Scientists from the Greenpeace Research Laboratories at the University of Exeter and the Ukrainian Institute of Agricultural Radiology sampled cow’s milk from private farms and homes in the Rivne region, about 200km from the site of the Chernobyl Nuclear Power Plant explosion in 1986. They found levels of radioactive caesium in milk above Ukraine’s safe limit for adults of 100 Becquerel per litre (Bq/L) at six of 14 settlements studied, and above the children’s limit of 40 Bq/L at eight sites.
The highest levels found were about 500 Bq/L — five times over the limit for adults and more than 12 times that for children.
“More than 30 years after the Chernobyl disaster, people are still routinely exposed to radioactive caesium when consuming locally produced staple foods, including milk, in Chernobyl-affected areas of Ukraine,” said Dr Iryna Labunska, of Greenpeace Research Laboratories at the University of Exeter.
“Many people in the area we studied keep cows for milk, and children are the main consumers of that milk.
“Though the level of soil contamination in the studied areas is not extremely high, radioactive caesium continues to accumulate in milk and other foods, such that the residents of these villages are chronically exposed to radioactivity that presents health risks to almost every system in the body — especially among children.”
The researchers say that some simple protective measures could be taken to bring radiation exposure levels below limits at a cost of less than 10 euros per person per year for the 8,300 people living in the six villages with the highest contamination.

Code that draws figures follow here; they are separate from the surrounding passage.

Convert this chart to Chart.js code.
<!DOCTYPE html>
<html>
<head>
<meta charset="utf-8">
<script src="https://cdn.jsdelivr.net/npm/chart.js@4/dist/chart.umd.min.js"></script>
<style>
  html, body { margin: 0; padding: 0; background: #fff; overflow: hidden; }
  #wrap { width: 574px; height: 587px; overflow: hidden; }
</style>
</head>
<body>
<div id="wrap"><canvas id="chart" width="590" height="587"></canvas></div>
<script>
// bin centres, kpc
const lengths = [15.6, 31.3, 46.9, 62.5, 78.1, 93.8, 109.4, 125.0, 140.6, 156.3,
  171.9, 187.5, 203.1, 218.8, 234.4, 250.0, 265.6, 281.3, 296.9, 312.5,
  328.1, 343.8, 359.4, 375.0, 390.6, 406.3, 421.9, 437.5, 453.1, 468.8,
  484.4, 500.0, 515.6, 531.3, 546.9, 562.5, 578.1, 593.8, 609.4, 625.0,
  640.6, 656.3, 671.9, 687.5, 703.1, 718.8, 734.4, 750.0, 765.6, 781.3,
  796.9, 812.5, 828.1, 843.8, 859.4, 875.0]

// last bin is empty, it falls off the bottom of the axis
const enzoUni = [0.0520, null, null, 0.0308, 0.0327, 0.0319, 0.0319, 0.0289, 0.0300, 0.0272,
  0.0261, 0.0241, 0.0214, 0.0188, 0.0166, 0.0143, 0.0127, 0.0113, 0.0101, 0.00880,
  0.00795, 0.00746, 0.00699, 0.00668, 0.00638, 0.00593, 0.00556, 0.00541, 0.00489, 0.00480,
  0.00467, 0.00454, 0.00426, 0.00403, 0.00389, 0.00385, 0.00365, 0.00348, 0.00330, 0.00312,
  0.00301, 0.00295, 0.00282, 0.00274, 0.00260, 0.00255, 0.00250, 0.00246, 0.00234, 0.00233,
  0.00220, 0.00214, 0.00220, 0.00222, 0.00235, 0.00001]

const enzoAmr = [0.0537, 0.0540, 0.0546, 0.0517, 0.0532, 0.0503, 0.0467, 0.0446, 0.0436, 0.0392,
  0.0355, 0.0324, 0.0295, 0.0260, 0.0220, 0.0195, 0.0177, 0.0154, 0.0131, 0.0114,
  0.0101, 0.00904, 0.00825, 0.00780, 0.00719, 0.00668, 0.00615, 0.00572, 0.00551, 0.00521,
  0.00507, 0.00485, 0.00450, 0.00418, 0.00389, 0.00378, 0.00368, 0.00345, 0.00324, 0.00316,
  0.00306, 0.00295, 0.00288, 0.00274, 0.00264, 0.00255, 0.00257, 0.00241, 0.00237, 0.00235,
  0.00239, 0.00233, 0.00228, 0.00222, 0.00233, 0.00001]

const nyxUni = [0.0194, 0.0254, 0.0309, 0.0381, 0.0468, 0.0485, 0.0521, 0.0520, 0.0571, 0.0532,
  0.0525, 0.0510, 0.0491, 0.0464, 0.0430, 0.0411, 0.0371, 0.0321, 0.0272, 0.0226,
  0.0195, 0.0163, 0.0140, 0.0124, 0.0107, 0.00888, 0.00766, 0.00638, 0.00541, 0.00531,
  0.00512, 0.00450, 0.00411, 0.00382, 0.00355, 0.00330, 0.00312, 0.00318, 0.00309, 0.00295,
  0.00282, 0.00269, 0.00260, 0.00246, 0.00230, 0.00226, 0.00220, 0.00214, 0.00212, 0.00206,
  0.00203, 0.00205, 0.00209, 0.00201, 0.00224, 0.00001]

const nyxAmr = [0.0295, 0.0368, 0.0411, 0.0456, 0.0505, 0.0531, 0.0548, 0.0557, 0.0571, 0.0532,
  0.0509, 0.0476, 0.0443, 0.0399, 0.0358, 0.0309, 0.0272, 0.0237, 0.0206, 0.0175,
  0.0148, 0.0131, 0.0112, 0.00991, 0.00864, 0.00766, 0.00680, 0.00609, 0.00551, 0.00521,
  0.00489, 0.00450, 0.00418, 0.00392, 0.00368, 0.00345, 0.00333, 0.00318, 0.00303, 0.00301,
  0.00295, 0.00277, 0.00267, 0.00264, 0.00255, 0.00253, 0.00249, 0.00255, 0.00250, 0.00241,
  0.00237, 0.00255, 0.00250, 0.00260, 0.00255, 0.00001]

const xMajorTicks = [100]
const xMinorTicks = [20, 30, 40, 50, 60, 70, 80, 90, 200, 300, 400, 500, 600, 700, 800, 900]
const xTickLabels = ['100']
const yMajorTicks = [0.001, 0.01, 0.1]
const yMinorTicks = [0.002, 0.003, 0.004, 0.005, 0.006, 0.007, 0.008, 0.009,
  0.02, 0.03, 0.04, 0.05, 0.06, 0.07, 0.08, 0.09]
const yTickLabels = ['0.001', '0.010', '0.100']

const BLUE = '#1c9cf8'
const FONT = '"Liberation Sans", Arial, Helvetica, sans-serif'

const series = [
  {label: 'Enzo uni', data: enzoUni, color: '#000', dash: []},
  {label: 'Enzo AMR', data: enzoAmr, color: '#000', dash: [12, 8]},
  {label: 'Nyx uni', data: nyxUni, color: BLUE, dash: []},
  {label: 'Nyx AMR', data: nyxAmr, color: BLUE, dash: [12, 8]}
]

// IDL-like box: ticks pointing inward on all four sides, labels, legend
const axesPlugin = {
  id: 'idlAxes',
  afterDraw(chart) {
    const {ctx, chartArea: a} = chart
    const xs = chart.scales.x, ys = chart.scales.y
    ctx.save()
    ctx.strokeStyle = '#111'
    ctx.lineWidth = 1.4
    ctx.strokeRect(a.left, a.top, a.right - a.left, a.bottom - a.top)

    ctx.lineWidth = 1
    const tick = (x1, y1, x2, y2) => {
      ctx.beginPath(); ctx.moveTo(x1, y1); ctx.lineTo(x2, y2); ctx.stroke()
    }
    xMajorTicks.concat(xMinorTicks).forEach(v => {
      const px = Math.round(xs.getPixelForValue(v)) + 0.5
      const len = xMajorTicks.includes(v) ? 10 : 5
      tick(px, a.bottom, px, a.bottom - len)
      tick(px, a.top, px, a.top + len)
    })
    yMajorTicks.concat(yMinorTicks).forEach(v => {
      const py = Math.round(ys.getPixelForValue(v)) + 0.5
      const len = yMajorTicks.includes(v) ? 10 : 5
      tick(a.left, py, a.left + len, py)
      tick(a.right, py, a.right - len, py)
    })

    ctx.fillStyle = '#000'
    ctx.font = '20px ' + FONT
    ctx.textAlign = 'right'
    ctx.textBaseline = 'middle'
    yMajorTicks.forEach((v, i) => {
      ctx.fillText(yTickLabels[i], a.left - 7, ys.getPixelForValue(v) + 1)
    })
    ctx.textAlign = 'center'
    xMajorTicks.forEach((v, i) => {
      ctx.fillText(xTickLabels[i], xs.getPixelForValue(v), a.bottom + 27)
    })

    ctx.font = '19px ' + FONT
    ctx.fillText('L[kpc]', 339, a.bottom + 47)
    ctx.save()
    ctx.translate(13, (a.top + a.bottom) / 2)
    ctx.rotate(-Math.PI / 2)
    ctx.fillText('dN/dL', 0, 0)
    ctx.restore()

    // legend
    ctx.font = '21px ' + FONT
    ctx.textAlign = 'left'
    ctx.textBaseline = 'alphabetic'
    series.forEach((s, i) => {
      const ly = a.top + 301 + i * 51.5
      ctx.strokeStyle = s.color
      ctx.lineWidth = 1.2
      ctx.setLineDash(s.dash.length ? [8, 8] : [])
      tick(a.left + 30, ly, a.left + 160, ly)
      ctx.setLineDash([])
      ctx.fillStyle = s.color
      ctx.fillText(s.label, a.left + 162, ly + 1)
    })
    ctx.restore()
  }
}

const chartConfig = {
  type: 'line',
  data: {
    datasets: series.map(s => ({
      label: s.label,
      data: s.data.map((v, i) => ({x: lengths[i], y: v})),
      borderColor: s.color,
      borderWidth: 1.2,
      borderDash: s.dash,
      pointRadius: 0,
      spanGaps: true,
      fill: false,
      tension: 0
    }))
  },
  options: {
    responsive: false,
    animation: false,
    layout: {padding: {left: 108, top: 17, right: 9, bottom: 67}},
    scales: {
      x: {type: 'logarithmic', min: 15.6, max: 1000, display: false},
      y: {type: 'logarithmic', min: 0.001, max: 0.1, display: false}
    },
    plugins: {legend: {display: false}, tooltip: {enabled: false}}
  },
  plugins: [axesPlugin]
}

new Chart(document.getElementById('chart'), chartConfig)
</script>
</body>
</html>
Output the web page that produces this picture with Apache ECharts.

Such measures include applying a caesium binder, called Ferrocyn, to cows, mineral fertilisation of potato fields and feeding pigs with uncontaminated fodder.
The cost of this would decrease each year as radiation levels fall — but if no action is taken, the experts warn that milk contamination will continue to exceed the 100?Bq/L adult limit in parts of Ukraine until at least 2040.
“The Ukrainian government has taken some of these measures in the past, but that stopped in 2009,” Dr Labunska said.
“Government and international monitoring needs to take place, along with help for people affected by this radiation.
“This situation should also act as a warning and a reminder of just how long the legacy of nuclear accidents can be.
“Without adequate countermeasures, what may now seem a purely historical event will remain a daily reality for those communities most impacted.”